— begin Raw data —

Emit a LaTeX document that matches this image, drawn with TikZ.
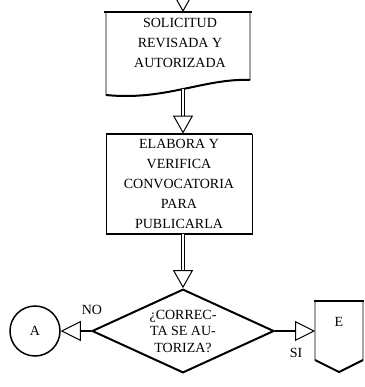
\documentclass[tikz,border=0pt]{standalone}
\usepackage{fontspec}
\setmainfont{Liberation Serif}
\usetikzlibrary{arrows.meta,shapes.geometric}
\begin{document}
\begin{tikzpicture}[x=1pt,y=-1pt,
  txt/.style={font=\fontsize{14}{20}\selectfont, align=center, inner sep=0pt},
  edge/.style={line width=0.8pt},
  heavy/.style={line width=2pt},
  procbox/.style={txt, draw, edge, minimum width=146pt, minimum height=100pt},
  decision/.style={diamond, draw, heavy, aspect=1.625, minimum width=182pt,
    inner sep=0pt, align=center, font=\fontsize{14}{16.5}\selectfont},
  connector/.style={circle, draw, line width=1.5pt, minimum size=50pt,
    inner sep=0pt, font=\fontsize{14}{16}\selectfont},
  vflow/.style={double, double distance=2pt, line width=0.7pt,
    -{Triangle[open, length=18pt, width=20pt, line width=1pt]}},
  hflow/.style={line width=2.5pt,
    -{Triangle[open, length=20pt, width=20pt, line width=1pt]}},
]
\useasboundingbox (0,0) rectangle (364,387);

% document shape with wavy bottom
\coordinate (topin) at (183,0);
\coordinate (doct) at (183,12);
\node[txt] (doc) at (180,42.5) {SOLICITUD\\REVISADA Y\\AUTORIZADA};
\draw[edge] (106,12) -- (106,95) .. controls (165,101) and (205,78) .. (250,80) -- (250,12);
\draw[heavy] (104,12) -- (252,12);
\draw[heavy] (106,95) .. controls (165,101) and (205,78) .. (250,80);
\coordinate (docb) at (183,88.6);

% process box
\node[procbox] (proc) at (179,184) {ELABORA Y\\VERIFICA\\CONVOCATORIA\\PARA\\PUBLICARLA};
\draw[heavy] (proc.north west) -- (proc.north east);
\draw[heavy] (proc.south west) -- (proc.south east);

% decision
\node[decision] (dec) at (183,331) {¿CORREC-\\TA SE AU-\\TORIZA?};

% on-page connector
\node[connector] (A) at (35,331) {A};

% off-page connector
\draw[edge] (315,301) -- (315,360) -- (339,372) -- (363,360) -- (363,301) -- cycle;
\draw[heavy] (314,301) -- (364,301);
\draw[heavy] (315,360) -- (339,372) -- (363,360);
\node[txt] (E) at (339,322) {E};
\coordinate (offw) at (315,331);

% flow
\draw[vflow] (topin) -- (doct);
\draw[vflow] (docb) -- (proc.north -| docb);
\draw[vflow] (proc.south -| dec.north) -- (dec.north);
\draw[hflow] (dec.west) -- (A.east);
\draw[hflow] (dec.east) -- (offw);

\node[txt] (no) at (92,310) {NO};
\node[txt] (si) at (296,353) {SI};
\end{tikzpicture}
\end{document}
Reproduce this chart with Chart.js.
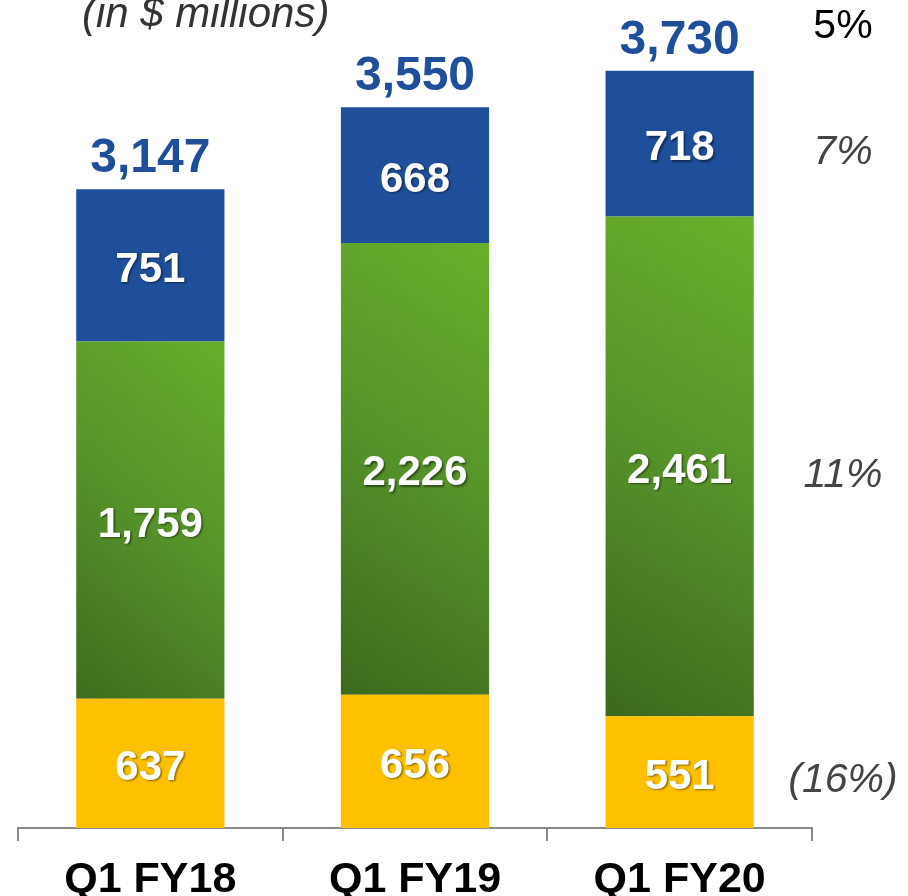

— end Raw data —

# [Written problem]
All of the entries need to be transcribed word for word; pictures are left out.

# [Output for this exercise]
Emit a LaTeX document that matches this image, drawn with TikZ.
\documentclass[tikz,border=0pt]{standalone}
\usepackage{fontspec}
\setmainfont{Liberation Serif}
\usetikzlibrary{arrows.meta,shapes.geometric}
\begin{document}
\begin{tikzpicture}[x=1pt,y=-1pt,
  txt/.style={font=\fontsize{14}{20}\selectfont, align=center, inner sep=0pt},
  edge/.style={line width=0.8pt},
  heavy/.style={line width=2pt},
  procbox/.style={txt, draw, edge, minimum width=146pt, minimum height=100pt},
  decision/.style={diamond, draw, heavy, aspect=1.625, minimum width=182pt,
    inner sep=0pt, align=center, font=\fontsize{14}{16.5}\selectfont},
  connector/.style={circle, draw, line width=1.5pt, minimum size=50pt,
    inner sep=0pt, font=\fontsize{14}{16}\selectfont},
  vflow/.style={double, double distance=2pt, line width=0.7pt,
    -{Triangle[open, length=18pt, width=20pt, line width=1pt]}},
  hflow/.style={line width=2.5pt,
    -{Triangle[open, length=20pt, width=20pt, line width=1pt]}},
]
\useasboundingbox (0,0) rectangle (364,387);

% document shape with wavy bottom
\coordinate (topin) at (183,0);
\coordinate (doct) at (183,12);
\node[txt] (doc) at (180,42.5) {SOLICITUD\\REVISADA Y\\AUTORIZADA};
\draw[edge] (106,12) -- (106,95) .. controls (165,101) and (205,78) .. (250,80) -- (250,12);
\draw[heavy] (104,12) -- (252,12);
\draw[heavy] (106,95) .. controls (165,101) and (205,78) .. (250,80);
\coordinate (docb) at (183,88.6);

% process box
\node[procbox] (proc) at (179,184) {ELABORA Y\\VERIFICA\\CONVOCATORIA\\PARA\\PUBLICARLA};
\draw[heavy] (proc.north west) -- (proc.north east);
\draw[heavy] (proc.south west) -- (proc.south east);

% decision
\node[decision] (dec) at (183,331) {¿CORREC-\\TA SE AU-\\TORIZA?};

% on-page connector
\node[connector] (A) at (35,331) {A};

% off-page connector
\draw[edge] (315,301) -- (315,360) -- (339,372) -- (363,360) -- (363,301) -- cycle;
\draw[heavy] (314,301) -- (364,301);
\draw[heavy] (315,360) -- (339,372) -- (363,360);
\node[txt] (E) at (339,322) {E};
\coordinate (offw) at (315,331);

% flow
\draw[vflow] (topin) -- (doct);
\draw[vflow] (docb) -- (proc.north -| docb);
\draw[vflow] (proc.south -| dec.north) -- (dec.north);
\draw[hflow] (dec.west) -- (A.east);
\draw[hflow] (dec.east) -- (offw);

\node[txt] (no) at (92,310) {NO};
\node[txt] (si) at (296,353) {SI};
\end{tikzpicture}
\end{document}
Reproduce this chart with Chart.js.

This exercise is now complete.